Ohm's law states that:

$$Voltage = Current \times Resistance$$

For a 9 V battery with virtually no resistance, the LED current would have been very high. To use the LEDs without a resistor, you connect all 3 in parallel across 3 V (a 3.3 V coin cell battery, or 2xAA batteries in series). Any higher voltage will burn the LEDs out. Any lower and they probably won't light up. Similarily, you could probably get away with connecting 3 LEDs in series across a 9V battery, but I wouldn't recommend it. Also, if you burn out an LED, don't breathe in the fumes from it. LEDs have some pretty nasty chemicals inside of them that aren't meant for inhalation.

Every type of LED is different. White LEDs are typically around 3 V while red LEDs are typically around 2 V. Also, different kinds have vastly different current ratings, from 20 mA to 2 A. Common 3 mm or 5 mm LEDs are more in the 40 mA range. Unless you are just messing around and learning, you should always use a series resistor with an LED to control the current through it.

In general, the more current through an LED, the higher its voltage drop will be, and the brighter the LED will shine. However, each LED has a maximum voltage and current rating. An LED has almost no internal resistance, so connecting it directly to a battery will put the full battery voltage through the LED. It will shine very brightly for a second, then overheat from the high current draw and burn out. Had you placed a resistor greater than 200 ohms in series with the LED it would have been fine: \$\dfrac{9\,\mathrm{V} - V_{LED}}{200\Omega}\$ = LED Current... \$\dfrac{6\,\mathrm{V}}{200\Omega} = 30\,\mathrm{mA}\$.

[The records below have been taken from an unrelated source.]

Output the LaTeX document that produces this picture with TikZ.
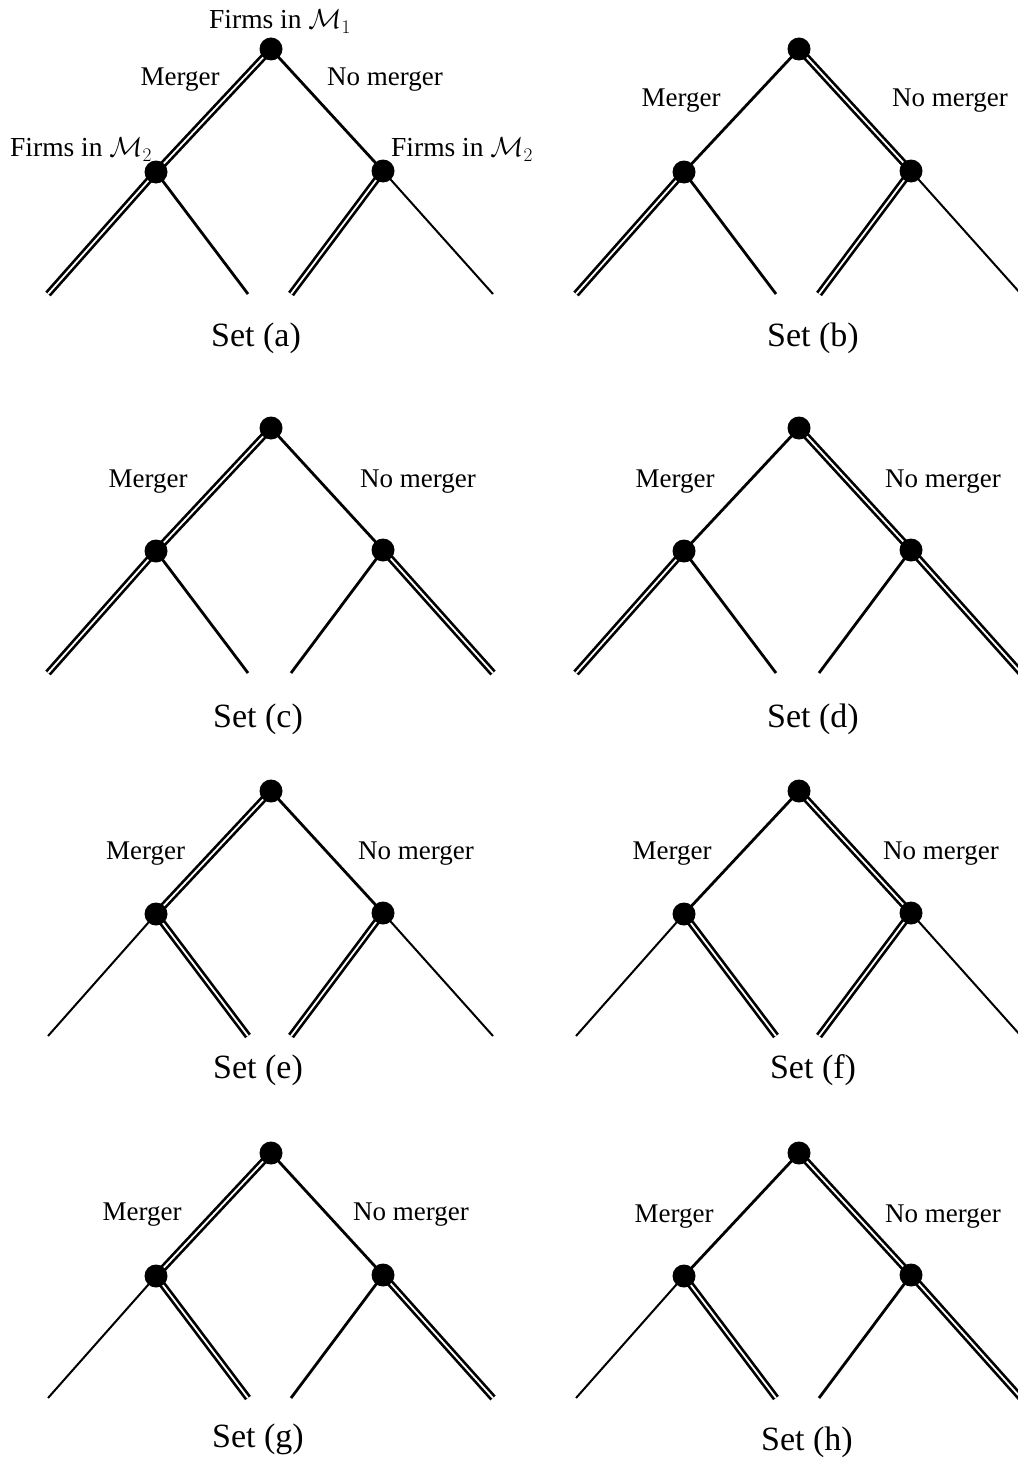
\RequirePackage{fix-cm}
\documentclass[tikz,border=0pt]{standalone}
\usepackage{fontspec}
\setmainfont{Liberation Serif}
\usetikzlibrary{backgrounds}
\pgfdeclarelayer{edges}
\pgfsetlayers{edges,main}
\tikzset{
  dot/.style={circle, fill=black, inner sep=0pt, minimum size=23pt},
  sgl/.style={line width=2.8pt},
  thn/.style={line width=2.0pt},
  dbl/.style={line width=2.7pt, double=white, double distance=1.8pt},
  lab/.style={font=\fontsize{27}{30}\selectfont, anchor=base, inner sep=0pt},
  firms/.style={font=\fontsize{27.5}{32}\selectfont, anchor=base, inner sep=0pt},
  setlab/.style={font=\fontsize{34}{40}\selectfont, anchor=base, inner sep=0pt},
}
\newcommand{\mytree}[9]{%
  \node[dot] (#1r) at (#2,#3) {};
  \node[dot] (#1L) at (#2-115,#3+123) {};
  \node[dot] (#1R) at (#2+112,#3+122) {};
  \coordinate (#1LL) at (#2-223,#3+245);
  \coordinate (#1LR) at (#2-23,#3+245);
  \coordinate (#1RL) at (#2+20,#3+245);
  \coordinate (#1RR) at (#2+222,#3+245);
  \begin{pgfonlayer}{edges}
    \draw[#4] (#1r.center) -- (#1L.center);
    \draw[#5] (#1r.center) -- (#1R.center);
    \draw[#6] (#1L.center) -- (#1LL);
    \draw[#7] (#1L.center) -- (#1LR);
    \draw[#8] (#1R.center) -- (#1RL);
    \draw[#9] (#1R.center) -- (#1RR);
  \end{pgfonlayer}
}
\begin{document}
\begin{tikzpicture}[x=1pt,y=-1pt]
\begin{pgfonlayer}{edges}
  \fill[white] (0,0) rectangle (1017,1461);
\end{pgfonlayer}
\clip (0,0) rectangle (1017,1461);

% Row 1
\mytree{a}{271}{49}{dbl}{sgl}{dbl}{sgl}{dbl}{thn}
\mytree{b}{799}{49}{sgl}{dbl}{dbl}{sgl}{dbl}{thn}
% Row 2
\mytree{c}{271}{428}{dbl}{sgl}{dbl}{sgl}{sgl}{dbl}
\mytree{d}{799}{428}{sgl}{dbl}{dbl}{sgl}{sgl}{dbl}
% Row 3
\mytree{e}{271}{791}{dbl}{sgl}{thn}{dbl}{dbl}{thn}
\mytree{f}{799}{791}{sgl}{dbl}{thn}{dbl}{dbl}{thn}
% Row 4
\mytree{g}{271}{1153}{dbl}{sgl}{thn}{dbl}{sgl}{dbl}
\mytree{h}{799}{1153}{sgl}{dbl}{thn}{dbl}{sgl}{dbl}

% Labels tree (a)
\node[firms] (aF1) at (280,29) {Firms in $\mathcal{M}_1$};
\node[firms] (aF2l) at (81,157) {Firms in $\mathcal{M}_2$};
\node[firms] (aF2r) at (462,157) {Firms in $\mathcal{M}_2$};
\node[lab] (aM) at (180,86) {Merger};
\node[lab] (aN) at (385,86) {No merger};
\node[setlab] (aS) at (256,346) {Set (a)};

% (b)
\node[lab] (bM) at (681,107) {Merger};
\node[lab] (bN) at (950,107) {No merger};
\node[setlab] (bS) at (813,346) {Set (b)};

% (c)
\node[lab] (cM) at (148,487) {Merger};
\node[lab] (cN) at (418,487) {No merger};
\node[setlab] (cS) at (258,727) {Set (c)};

% (d)
\node[lab] (dM) at (675,487) {Merger};
\node[lab] (dN) at (943,487) {No merger};
\node[setlab] (dS) at (813,727) {Set (d)};

% (e)
\node[lab] (eM) at (145.5,859) {Merger};
\node[lab] (eN) at (416,859) {No merger};
\node[setlab] (eS) at (258,1078) {Set (e)};

% (f)
\node[lab] (fM) at (672,859) {Merger};
\node[lab] (fN) at (941,859) {No merger};
\node[setlab] (fS) at (813,1078) {Set (f)};

% (g)
\node[lab] (gM) at (142,1220) {Merger};
\node[lab] (gN) at (411,1220) {No merger};
\node[setlab] (gS) at (258,1447) {Set (g)};

% (h)
\node[lab] (hM) at (674,1222) {Merger};
\node[lab] (hN) at (943,1222) {No merger};
\node[setlab] (hS) at (807,1450) {Set (h)};
\end{tikzpicture}
\end{document}
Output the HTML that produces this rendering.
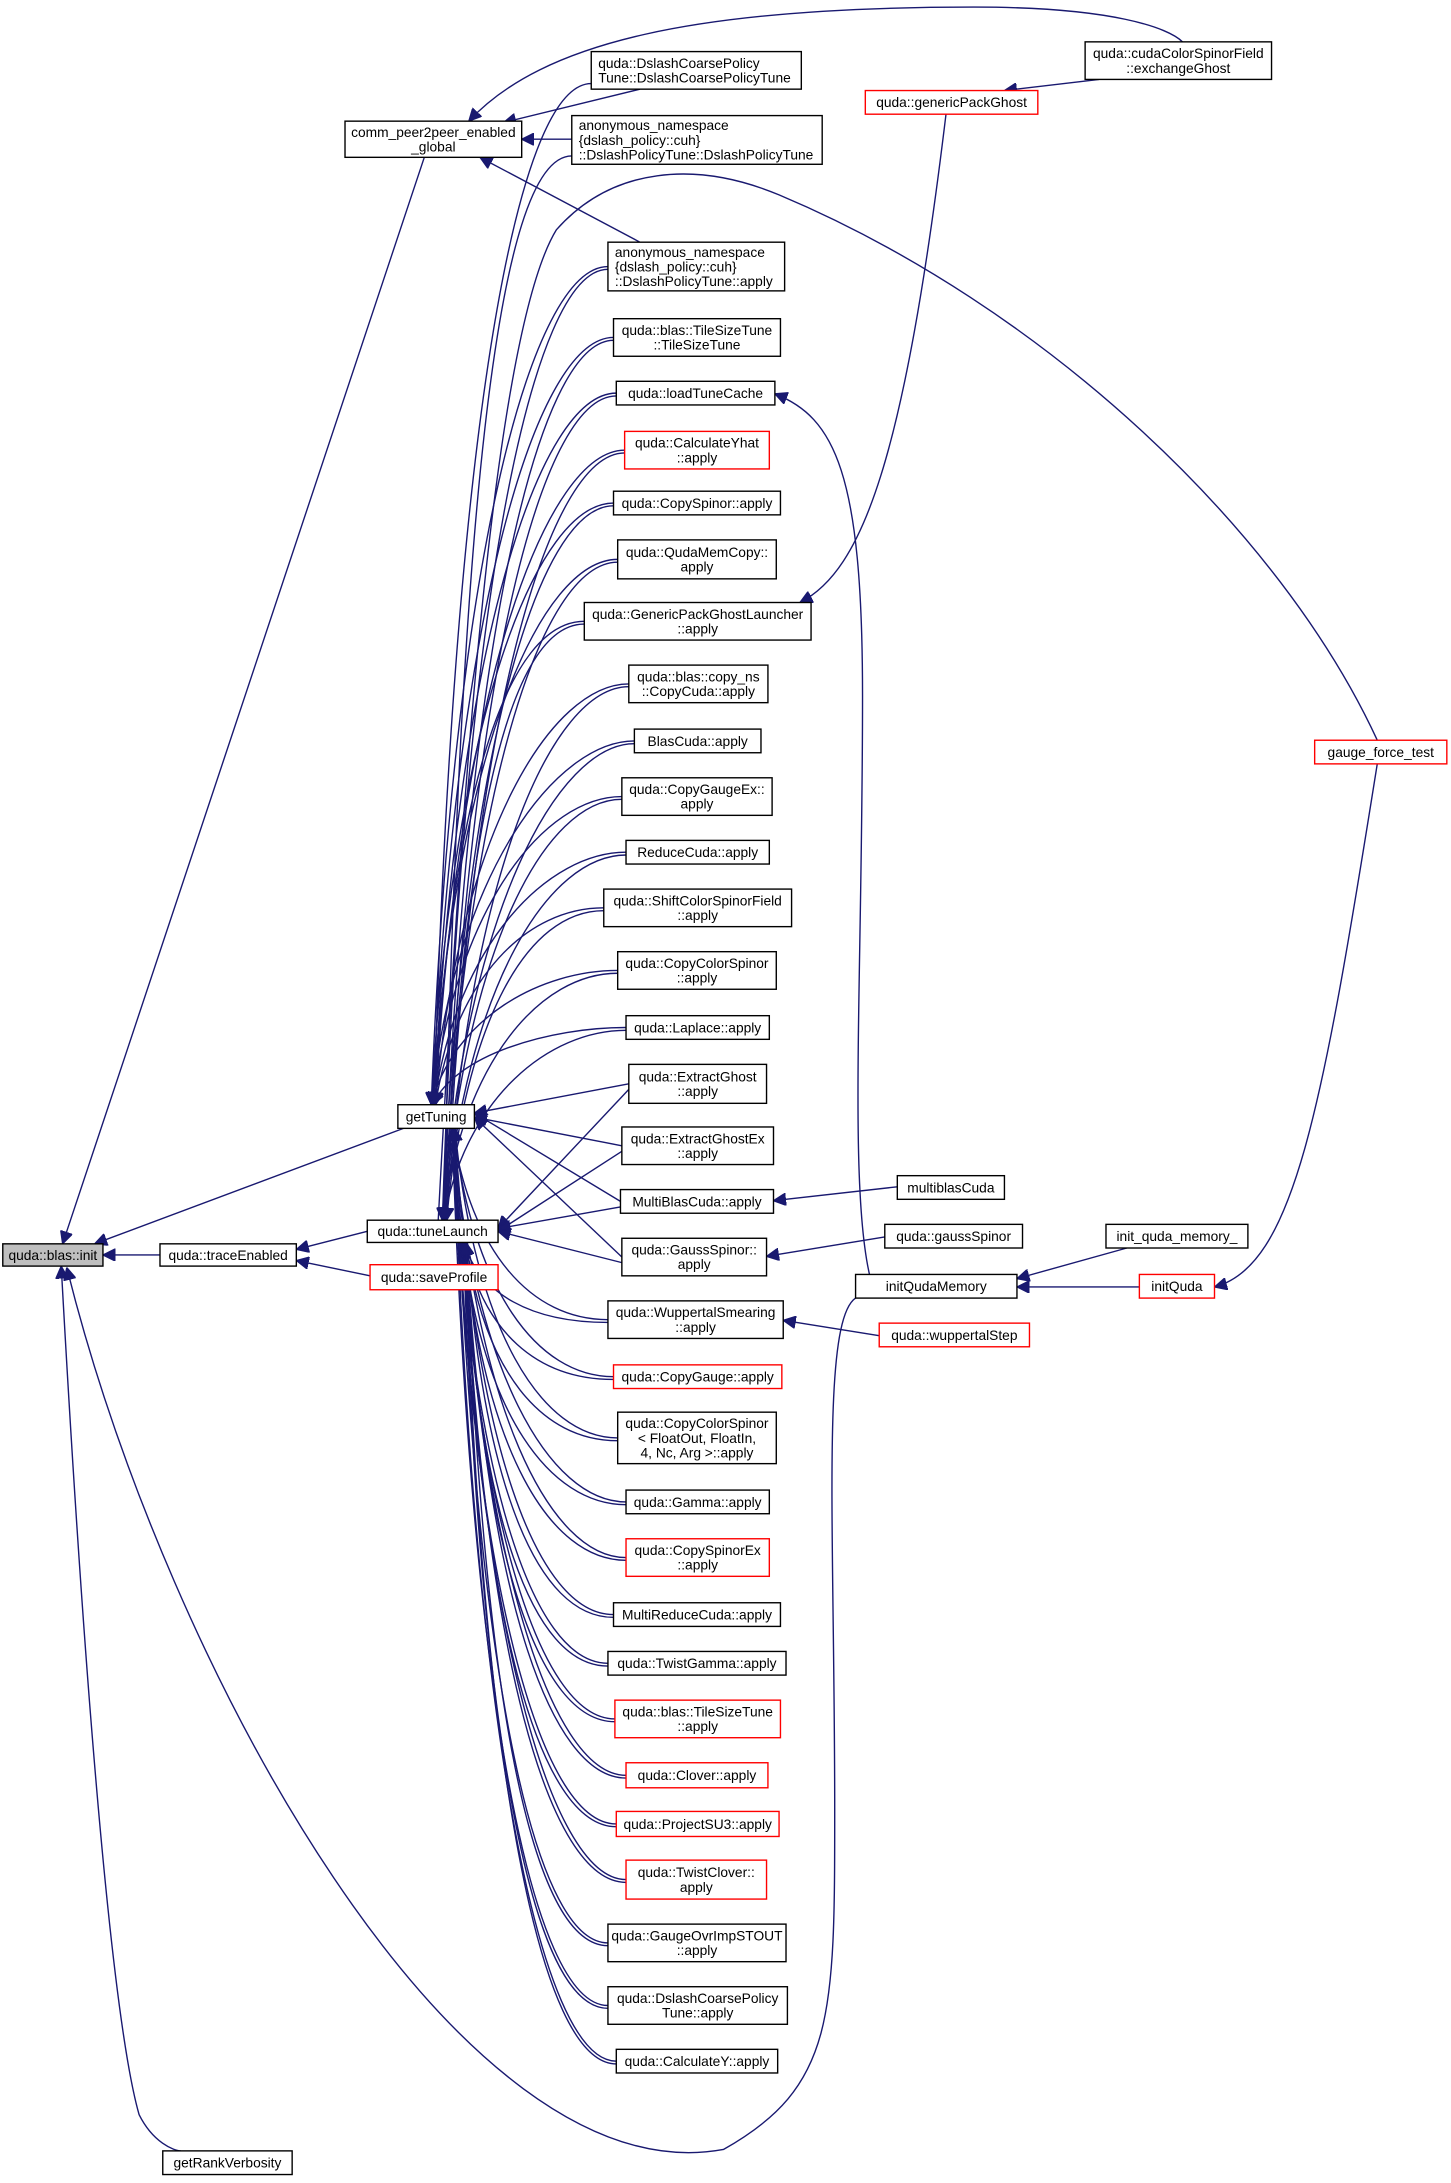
<!DOCTYPE html>
<html><head><meta charset="utf-8"><style>
html,body{margin:0;padding:0;background:#fff;}
svg{display:block;}
text{font-family:"Liberation Sans",Arial,sans-serif;font-size:9.9px;fill:#000;text-anchor:middle;}
.n{fill:#fff;stroke:#000;stroke-width:1;}
.r{fill:#fff;stroke:#f00;stroke-width:1;}
.g{fill:#bfbfbf;stroke:#000;stroke-width:1;}
path.e{fill:none;stroke:#191970;stroke-width:1;}
</style></head><body>
<svg id="s" width="1451" height="2183" viewBox="0 0 1043 1569" xmlns="http://www.w3.org/2000/svg">
<defs><marker id="a" viewBox="0 0 10 10" refX="10" refY="5" markerWidth="9" markerHeight="9" markerUnits="userSpaceOnUse" orient="auto-start-reverse"><path d="M0,0 L10,5 L0,10 z" fill="#191970" stroke="#191970"/></marker></defs>
<g id="edges">
<path class="e" marker-start="url(#a)" d="M74 902 L115 902"/>
<path class="e" marker-start="url(#a)" d="M68 894 L290 811"/>
<path class="e" marker-start="url(#a)" d="M45 894 L305 113"/>
<path class="e" marker-start="url(#a)" d="M44 910 C60 1200 80 1450 100 1520 C110 1540 125 1546 130 1546"/>
<path class="e" marker-start="url(#a)" d="M48 911 C120 1200 330 1580 520 1545 C600 1500 600 1450 600 1300 C600 1100 590 950 615 933"/>
<path class="e" marker-start="url(#a)" d="M213 898 L264 885"/>
<path class="e" marker-start="url(#a)" d="M213 906 L266 917"/>
<path class="e" marker-start="url(#a)" d="M362 88 L460 64"/>
<path class="e" marker-start="url(#a)" d="M375 100 L411 100"/>
<path class="e" marker-start="url(#a)" d="M345 113 L460 174"/>
<path class="e" marker-start="url(#a)" d="M337 87 C390 30 500 5 700 5 C800 5 840 20 850 30"/>
<path class="e" marker-start="url(#a)" d="M722 65 L790 57"/>
<path class="e" marker-start="url(#a)" d="M575 433 C620 410 650 330 680 82"/>
<path class="e" d="M315 877 C335 500 360 230 400 165 C440 120 500 115 560 140 C750 220 920 380 990 532"/>
<path class="e" marker-start="url(#a)" d="M557 283 C600 300 620 340 620 500 C620 700 610 850 625 916"/>
<path class="e" marker-start="url(#a)" d="M873 925 C930 910 950 800 990 549"/>
<path class="e" marker-start="url(#a)" d="M556 863 L645 853"/>
<path class="e" marker-start="url(#a)" d="M551 903 L636 889"/>
<path class="e" marker-start="url(#a)" d="M563 949 L632 960"/>
<path class="e" marker-start="url(#a)" d="M731 919 L810 897"/>
<path class="e" marker-start="url(#a)" d="M731 925 L819 925"/>
</g>
<g id="nodes"></g>
</svg>
<script>
var N=[
["quda::blas::init",2,894,74,910,"g"],
["quda::traceEnabled",115,894,213,910],
["getTuning",286,794,341,811],
["quda::tuneLaunch",264,877,358,893],
["quda::saveProfile",266,909,358,927,"r"],
["getRankVerbosity",117,1546,210,1563],
["comm_peer2peer_enabled|_global",248,87,375,113],
["quda::DslashCoarsePolicy|Tune::DslashCoarsePolicyTune",425,37,576,64,"n","L"],
["anonymous_namespace|{dslash_policy::cuh}|::DslashPolicyTune::DslashPolicyTune",411,83,591,118,"n","L"],
["quda::genericPackGhost",622,65,746,82,"r"],
["quda::cudaColorSpinorField|::exchangeGhost",780,30,914,57],
["gauge_force_test",945,532,1040,549,"r"],
["multiblasCuda",645,845,722,862],
["quda::gaussSpinor",636,880,735,897],
["initQudaMemory",615,916,731,933],
["quda::wuppertalStep",632,951,740,968,"r"],
["init_quda_memory_",795,880,897,897],
["initQuda",819,916,873,933,"r"]
];
var R=[
["anonymous_namespace|{dslash_policy::cuh}|::DslashPolicyTune::apply",437,174,564,209,"n","L"],
["quda::blas::TileSizeTune|::TileSizeTune",441,229,561,256],
["quda::loadTuneCache",443,274,557,291],
["quda::CalculateYhat|::apply",449,310,553,337,"r"],
["quda::CopySpinor::apply",441,353,561,370],
["quda::QudaMemCopy::|apply",444,388,558,416],
["quda::GenericPackGhostLauncher|::apply",420,433,583,460],
["quda::blas::copy_ns|::CopyCuda::apply",452,478,552,505],
["BlasCuda::apply",456,524,547,541],
["quda::CopyGaugeEx::|apply",447,559,555,586],
["ReduceCuda::apply",450,604,553,621],
["quda::ShiftColorSpinorField|::apply",434,639,569,666],
["quda::CopyColorSpinor|::apply",444,684,558,711],
["quda::Laplace::apply",450,730,553,747],
["quda::ExtractGhost|::apply",452,765,551,793,"n","",1],
["quda::ExtractGhostEx|::apply",447,810,556,837,"n","",1],
["MultiBlasCuda::apply",446,855,556,872,"n","",1],
["quda::GaussSpinor::|apply",447,890,551,917,"n","",1],
["quda::WuppertalSmearing|::apply",437,935,563,962],
["quda::CopyGauge::apply",441,981,562,998,"r"],
["quda::CopyColorSpinor|< FloatOut, FloatIn,|4, Nc, Arg >::apply",444,1015,558,1052],
["quda::Gamma::apply",450,1071,553,1088],
["quda::CopySpinorEx|::apply",450,1106,553,1133,"r"],
["MultiReduceCuda::apply",441,1152,561,1169],
["quda::TwistGamma::apply",437,1187,565,1204],
["quda::blas::TileSizeTune|::apply",442,1222,561,1249,"r"],
["quda::Clover::apply",450,1267,552,1285,"r"],
["quda::ProjectSU3::apply",443,1302,560,1320,"r"],
["quda::TwistClover::|apply",450,1337,551,1365,"r"],
["quda::GaugeOvrImpSTOUT|::apply",437,1383,565,1410],
["quda::DslashCoarsePolicy|Tune::apply",437,1428,566,1455],
["quda::CalculateY::apply",443,1473,559,1490]
];
var NS="http://www.w3.org/2000/svg";
var E=document.getElementById("edges"),G=document.getElementById("nodes");
function p(d,m){var e=document.createElementNS(NS,"path");e.setAttribute("class","e");e.setAttribute("d",d);if(m)e.setAttribute("marker-start","url(#a)");E.appendChild(e);}
function curve(tx,ty,L,ym){var c1x=tx+0.12*(L-tx),c1y=ty+0.65*(ym-ty);return "M"+tx+" "+ty+" C"+c1x+" "+c1y+" "+(L-55)+" "+ym+" "+L+" "+ym;}
R.forEach(function(n,i){var L=n[1],ym=(n[2]+n[4])/2;
 if(n[7]){p("M341 "+(800+i%2*3)+" L"+L+" "+ym,1);p("M358 "+(883+i%2*2)+" L"+L+" "+(ym+4),1);return;}
 if(ym<794){p(curve(310+(i%4),794,L,ym),1);p(curve(318+(i%4),877,L,ym+2),1);}
 else{p(curve(325+(i%3),811,L,ym),1);p(curve(333+(i%3),893,L,ym+2),1);}
});
p(curve(312,794,425,60),1);p(curve(319,877,411,112),1);
function box(n){var x1=n[1],y1=n[2],x2=n[3],y2=n[4],c=n[5]||"n";
 var r=document.createElementNS(NS,"rect");r.setAttribute("x",x1);r.setAttribute("y",y1);r.setAttribute("width",x2-x1);r.setAttribute("height",y2-y1);r.setAttribute("class",c);G.appendChild(r);
 var lines=n[0].split("|"),lh=10.5,start=(y1+y2)/2-(lines.length-1)*lh/2+3.5;
 lines.forEach(function(s,k){var t=document.createElementNS(NS,"text");
  if(n[6]==="L"){t.setAttribute("x",x1+5);t.style.textAnchor="start";}else t.setAttribute("x",(x1+x2)/2);
  t.setAttribute("y",start+k*lh);t.textContent=s;G.appendChild(t);});}
N.forEach(box);R.forEach(box);
</script>
</body></html>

As far as arranging the LEDs, you can do it in many ways. To do it in series: Series LEDs

When things are in series, then share a current but have individual voltages. On the left are 3 LEDs in series with a series resistor. Since they are in series, they will "share" a current, meaning the same number of amps will pass through everything. However, each component will have its own voltage drop. Similar rated LEDs will not typically have identical voltages, so while LED1 may drop 3 V, LED2 may drop 3.2 V and LED3 may drop 2.8 V. In this case, the resistor (R1) will "limit" the current through the LEDs by dropping whatever voltage is left over. The battery voltage is given by the following equation:

$$V_{BAT} = V_{LED1} + V_{LED2} + V_{LED3} + V_{R1}$$

If (on average) each LED is dropping 3 V, then there is \$V_{BAT} - 3 \times 3\,\mathrm{V}\$ left over. With a 12 V battery, \$V_{R1} = 3\,\mathrm{V}\$. The current through everything would be \$V_{R1}/R_1 = I_{LED}\$. If \$R_1 = 1000\Omega\$, then \$I_{LED} = 3\,\mathrm{V}/1000\Omega = 3\,\mathrm{mA}\$. A lower resistance will equal a higher current, but since the LED voltage drop is dependent upon the LED current, it is not always that simple to pick out the proper series resistance.

On the right are 2 parallel banks of 3 series LEDs, each with its own series resistor. All of the calculation are the same in this circuit as they were in the first. The only additional thing to note is that the total voltage across the left string will be equal to the total voltage across the right string because the strings are in parallel. However, the current through each string could be different, depending on the chosen series resistance in each string. The total current flowing from the battery is equal to the two string currents added together.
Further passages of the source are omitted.